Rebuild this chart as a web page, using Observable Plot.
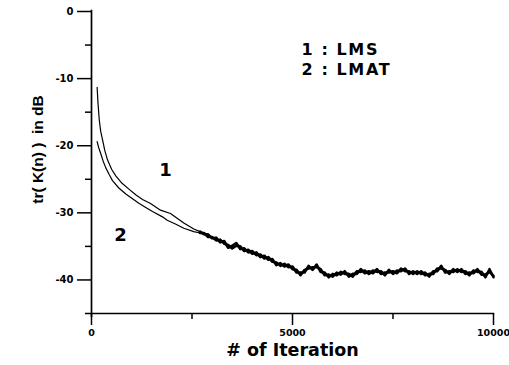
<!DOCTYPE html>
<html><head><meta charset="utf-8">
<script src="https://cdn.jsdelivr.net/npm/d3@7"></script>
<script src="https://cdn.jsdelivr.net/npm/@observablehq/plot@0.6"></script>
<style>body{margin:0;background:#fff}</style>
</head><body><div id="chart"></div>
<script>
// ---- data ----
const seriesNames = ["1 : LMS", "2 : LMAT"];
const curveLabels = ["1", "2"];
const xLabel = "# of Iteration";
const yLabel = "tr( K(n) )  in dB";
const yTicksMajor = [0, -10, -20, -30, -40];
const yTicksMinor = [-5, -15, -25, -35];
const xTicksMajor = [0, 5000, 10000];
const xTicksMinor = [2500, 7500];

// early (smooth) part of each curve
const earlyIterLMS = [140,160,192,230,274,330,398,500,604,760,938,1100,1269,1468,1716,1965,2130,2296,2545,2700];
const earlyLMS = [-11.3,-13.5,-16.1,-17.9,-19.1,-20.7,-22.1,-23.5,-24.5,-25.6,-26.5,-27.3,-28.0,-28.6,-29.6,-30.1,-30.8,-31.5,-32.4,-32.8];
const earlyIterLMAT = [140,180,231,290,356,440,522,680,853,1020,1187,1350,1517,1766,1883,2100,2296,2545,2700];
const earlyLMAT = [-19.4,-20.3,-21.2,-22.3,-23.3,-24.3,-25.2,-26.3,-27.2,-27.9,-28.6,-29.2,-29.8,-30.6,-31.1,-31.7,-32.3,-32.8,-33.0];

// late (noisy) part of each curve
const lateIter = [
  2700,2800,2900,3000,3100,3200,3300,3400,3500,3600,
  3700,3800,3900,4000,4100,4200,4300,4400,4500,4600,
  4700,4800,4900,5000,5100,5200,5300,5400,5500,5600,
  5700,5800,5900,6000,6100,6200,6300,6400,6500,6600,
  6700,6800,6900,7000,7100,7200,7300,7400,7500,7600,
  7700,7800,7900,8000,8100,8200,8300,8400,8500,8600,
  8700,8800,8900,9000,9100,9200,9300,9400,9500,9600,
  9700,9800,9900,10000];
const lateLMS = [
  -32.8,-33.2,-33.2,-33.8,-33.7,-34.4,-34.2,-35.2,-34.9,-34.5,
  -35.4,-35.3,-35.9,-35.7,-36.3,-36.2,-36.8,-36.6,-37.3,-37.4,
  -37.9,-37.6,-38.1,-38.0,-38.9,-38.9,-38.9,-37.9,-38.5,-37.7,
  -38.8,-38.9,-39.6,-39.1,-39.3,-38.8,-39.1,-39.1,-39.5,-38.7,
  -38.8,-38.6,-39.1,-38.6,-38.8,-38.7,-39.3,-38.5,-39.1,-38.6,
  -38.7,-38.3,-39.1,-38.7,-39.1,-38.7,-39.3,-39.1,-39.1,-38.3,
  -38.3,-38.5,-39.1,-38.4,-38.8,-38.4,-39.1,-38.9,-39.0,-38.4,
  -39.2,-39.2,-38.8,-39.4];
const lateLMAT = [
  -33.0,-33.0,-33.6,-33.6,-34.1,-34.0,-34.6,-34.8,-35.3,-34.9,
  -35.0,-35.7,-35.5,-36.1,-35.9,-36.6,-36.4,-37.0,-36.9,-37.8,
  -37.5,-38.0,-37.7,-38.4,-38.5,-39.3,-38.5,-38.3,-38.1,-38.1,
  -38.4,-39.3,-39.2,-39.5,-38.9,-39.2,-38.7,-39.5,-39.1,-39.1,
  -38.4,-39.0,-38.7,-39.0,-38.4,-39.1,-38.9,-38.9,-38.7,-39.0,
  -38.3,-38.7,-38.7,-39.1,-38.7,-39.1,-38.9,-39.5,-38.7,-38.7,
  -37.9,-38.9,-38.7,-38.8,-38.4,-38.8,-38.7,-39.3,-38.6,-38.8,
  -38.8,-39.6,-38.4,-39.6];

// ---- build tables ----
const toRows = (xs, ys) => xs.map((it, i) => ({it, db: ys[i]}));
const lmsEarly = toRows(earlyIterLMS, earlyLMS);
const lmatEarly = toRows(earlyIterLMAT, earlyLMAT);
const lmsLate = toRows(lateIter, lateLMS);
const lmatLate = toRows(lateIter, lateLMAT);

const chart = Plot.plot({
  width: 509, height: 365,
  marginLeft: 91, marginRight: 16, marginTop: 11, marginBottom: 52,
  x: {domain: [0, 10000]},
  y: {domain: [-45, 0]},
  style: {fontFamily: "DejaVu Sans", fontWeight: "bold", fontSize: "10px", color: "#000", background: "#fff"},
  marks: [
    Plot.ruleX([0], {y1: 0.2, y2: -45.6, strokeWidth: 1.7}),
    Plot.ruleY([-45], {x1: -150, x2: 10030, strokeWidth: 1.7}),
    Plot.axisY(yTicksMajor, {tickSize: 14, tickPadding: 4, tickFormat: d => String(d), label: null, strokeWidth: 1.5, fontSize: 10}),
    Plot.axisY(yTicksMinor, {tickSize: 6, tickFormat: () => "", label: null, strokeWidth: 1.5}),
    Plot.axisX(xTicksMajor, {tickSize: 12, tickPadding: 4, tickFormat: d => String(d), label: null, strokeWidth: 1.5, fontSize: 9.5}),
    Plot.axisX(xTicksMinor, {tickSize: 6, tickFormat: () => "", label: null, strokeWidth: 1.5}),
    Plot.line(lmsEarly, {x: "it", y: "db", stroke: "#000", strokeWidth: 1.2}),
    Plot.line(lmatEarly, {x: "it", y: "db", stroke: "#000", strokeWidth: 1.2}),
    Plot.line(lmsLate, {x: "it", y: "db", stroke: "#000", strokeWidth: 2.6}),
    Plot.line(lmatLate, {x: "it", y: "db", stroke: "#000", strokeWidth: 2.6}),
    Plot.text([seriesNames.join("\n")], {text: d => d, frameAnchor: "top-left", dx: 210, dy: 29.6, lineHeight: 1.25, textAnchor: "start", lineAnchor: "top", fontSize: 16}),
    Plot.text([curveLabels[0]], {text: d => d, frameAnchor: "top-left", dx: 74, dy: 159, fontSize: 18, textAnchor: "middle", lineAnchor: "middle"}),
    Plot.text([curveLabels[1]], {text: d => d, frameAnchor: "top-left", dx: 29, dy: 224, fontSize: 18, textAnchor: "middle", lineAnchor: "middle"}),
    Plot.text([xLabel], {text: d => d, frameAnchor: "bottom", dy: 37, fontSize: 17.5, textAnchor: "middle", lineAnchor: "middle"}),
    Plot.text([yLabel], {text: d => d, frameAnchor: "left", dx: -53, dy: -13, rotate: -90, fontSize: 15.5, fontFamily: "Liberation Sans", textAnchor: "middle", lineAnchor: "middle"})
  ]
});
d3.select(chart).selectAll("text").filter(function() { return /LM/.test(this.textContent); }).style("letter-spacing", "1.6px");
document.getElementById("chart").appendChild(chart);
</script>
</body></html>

***

### Directive
Where a line above contains the string "this", copy that line.

### Correct result
Rebuild this chart as a web page, using Observable Plot.
d3.select(chart).selectAll("text").filter(function() { return /LM/.test(this.textContent); }).style("letter-spacing", "1.6px");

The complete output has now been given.